New novel outlines a mystery `Pulse' that makes people kill



HIGHLY IMAGINATIVE: Horror fiction writer Stephen King has based his latest book on intrusion on privacy due to mobile phones.

BANGALORE: The `King' of horror novels (and films) has turned a popular aversion of `cell phone creeps' — people whose loud conversations on their mobiles drive us mad — and made it the stuff of his latest creepy work of fiction.

Stephen King's new book that was out last week is titled: "Cell" — and it conjures up a scary scenario where everyone talking on a cell phone at a given instant, becomes the victim of a mystery `Pulse' — which attacks them all simultaneously and turns them into crazy killers.

Mobile phone users attack any one near them — even close friends and relatives, in an orgy of mass mayhem. The only survivors are those who do not own a mobile phone. The novel's protagonist, named Clayton, is among this minority — and he must find his young son before he too becomes a killing zombie.

By playing on popular suspicions about the dangers of cell phones — and revulsion at the way users intrude on the privacy of non-users in public places — and then taking this to a violent conclusion, King has yet again emerged as one of the most imaginative of living `horror fiction' exponents.

The book published by Scribner and priced $ 26.95 — but being offered by online bookshops such as Amazon.com or BarnesAndNoble.com for around $18 — was launched with full-page advertisements in newspapers such as The New York Times, featuring its gory jacket, which shows a cellphone lying in a pool of blood. It will become available in India next week.

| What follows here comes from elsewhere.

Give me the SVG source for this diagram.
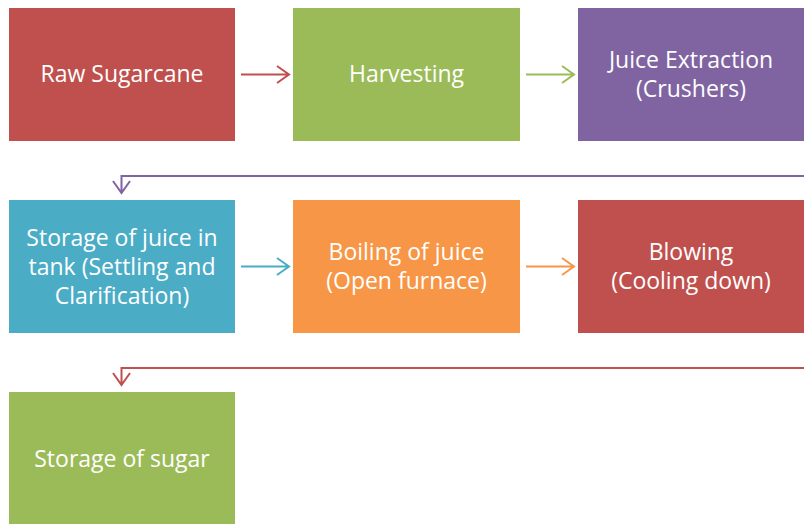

The 59-year-old author of 40 books has seen many of them become horror films: from Carrie and The Shining to Pet Cemetery and The Green Mile. In 2000, he innovated by putting his 66-page novella, Riding the Bullet for free download by readers on the Internet, bypassing the printed books route. He tried to repeat that route a year later for his next book The Plant but asked for a voluntary donation from readers. Lakhs of people downloaded the book but hardly any one paid, so King reverted to the time-tested book publishing route.

PS: King does not own a cell phone — which may explain his phobia. But, ironically, his latest book is being marketed by selling its creepy tag line as a ring tone: "The next call you take, may be your last."